Uploading Known ssh Host Key in EC2 user-data Script

The ssh protocol uses two different keys to keep you secure:

  1. The user ssh key is the one we normally think of. This authenticates us to the remote host, proving that we are who we say we are and allowing us to log in.

  2. The ssh host key gets less attention, but is also important. This authenticates the remote host to our local computer and proves that the ssh session is encrypted so that nobody can be listening in.

Every time you see a prompt like the following, ssh is checking the host key and asking you to make sure that your session is going to be encrypted securely.

The authenticity of host 'ec2-...' can't be established.
ECDSA key fingerprint is ca:79:72:ea:23:94:5e:f5:f0:b8:c0:5a:17:8c:6f:a8.
Are you sure you want to continue connecting (yes/no)? 

If you answer “yes” without verifying that the remote ssh host key fingerprint is the same, then you are basically saying:

I don’t need this ssh session encrypted. It’s fine for any man-in-the-middle to intercept the communication.

Ouch! (But a lot of people do this.)

Note: If you have a line like the following in your ssh config file, then you are automatically answering “yes” to this prompt for every ssh connection.

# DON'T DO THIS!
StrictHostKeyChecking false

Care about security

Since you do care about security and privacy, you want to verify that you are talking to the right server using encryption and that no man-in-the-middle can intercept your session.
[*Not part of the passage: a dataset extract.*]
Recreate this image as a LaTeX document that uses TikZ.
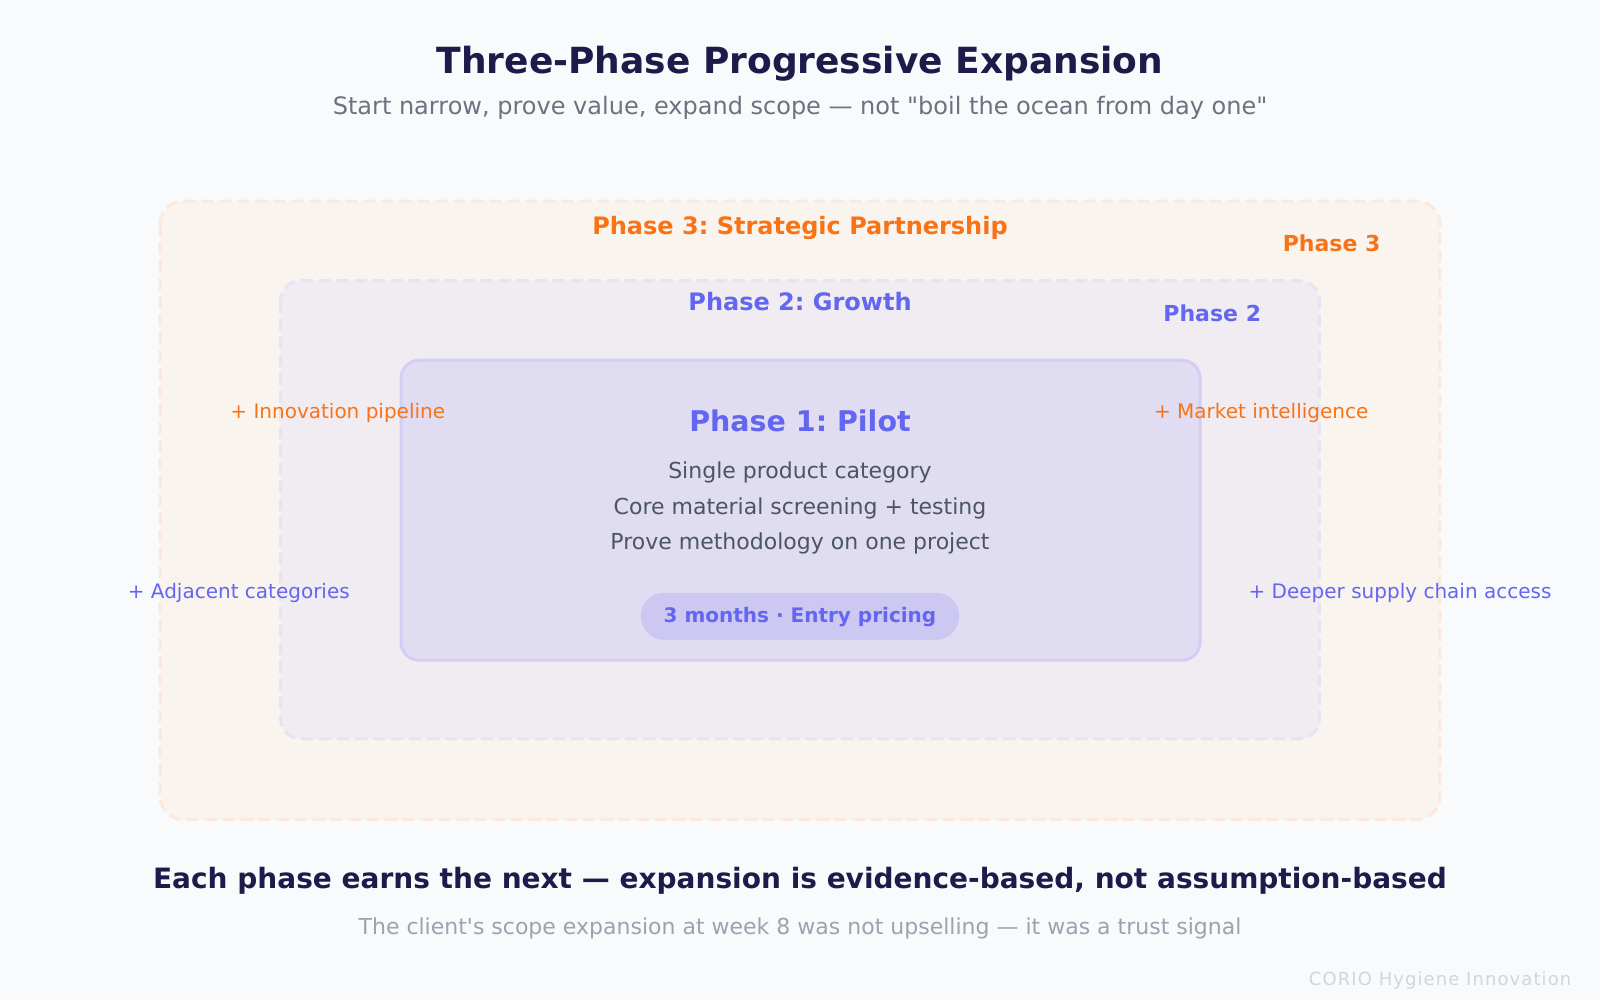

There are a couple approaches you can take to check the fingerprint for a new Amazon EC2 instance. The first is to wait for the console output to be available from the instance, retrieve it, and verify that the ssh host key fingerprint in the console output is the same as the one which is being presented to you in the prompt.

Scott Moser has written a blog post describing how to verify ssh keys on EC2 instances. It’s worth reading so that you understand the principles and the official way to do this.

The rest of this article is going to present a different approach that lets you in to your new instance quickly and securely.

Passing ssh host key to new EC2 instance

Instead of letting the new EC2 instance generate its own ssh host key and waiting for it to communicate the fingerprint through the EC2 console output, we can generate the new ssh host key on our local system and pass it to the new instance.

Using this approach, we already know the public side of the ssh key so we don’t have to wait for it to become available through the console (which can take minutes).

Generate a new ssh host key for the new EC2 instance.

tmpdir=$(mktemp -d /tmp/ssh-host-key.XXXXXX)
keyfile=$tmpdir/ssh_host_ecdsa_key
ssh-keygen -q -t ecdsa -N "" -C "" -f $keyfile

Create the user-data script that will set the ssh host key.

userdatafile=$tmpdir/set-ssh-host-key.user-data
cat <<EOF >$userdatafile
#!/bin/bash -xeu
cat <<EOKEY >/etc/ssh/ssh_host_ecdsa_key
$(cat $keyfile)
EOKEY
cat <<EOKEY >/etc/ssh/ssh_host_ecdsa_key.pub
$(cat $keyfile.pub)
EOKEY
EOF

Run an EC2 instance, say Ubuntu 11.10 Oneiric, passing in the user-data script. Make a note of the new instance id.

ec2-run-instances --key $USER --user-data-file $userdatafile ami-4dad7424
instanceid=i-...

Wait for the instance to get a public DNS name and make a note of it.

ec2-describe-instances $instanceid
host=ec2-...compute-1.amazonaws.com

Add new public ssh host key to our local ssh known_hosts after removing any leftover key (e.g., from previous EC2 instance at same IP address).

knownhosts=$HOME/.ssh/known_hosts
ssh-keygen -R $host -f $knownhosts
ssh-keygen -R $(dig +short $host) -f $knownhosts
(
  echo -n "$host "; cat $keyfile.pub
  echo -n "$(dig +short $host) "; cat $keyfile.pub
) >> $knownhosts

When the instance starts running and the user-data script has executed, you can ssh in to the server without being prompted to verify the fingerprint

ssh ubuntu@$host

Don’t forget to clean up and to terminate your test instance.

rm -rf $tmpdir
ec2-terminate-instances $instanceid

Caveat

There is one big drawback in the above sample implementation of this approach. We have placed secret information (the private ssh host key) into the EC2 user-data, which I generally recommend against.

Any user who can log in to the instance or who can cause the instance to request a URL and get the output, can retrieve the user-data. You might think this is unlikely to happen, but I’d rather avoid or minimize unnecessary risk.

In a production implementation of this approach, I would take steps like the following:

  1. Upload the new ssh host key to S3 in a private object.

  2. Generate an authenticated URL to the S3 object and have that URL expire in, say, 10 minutes.

  3. In the user-data script, download the ssh host key with the authenticated, expiring S3 URL.

Now, there is a short window of exposure and you don’t have to worry about protecting the user-data after the URL has expired.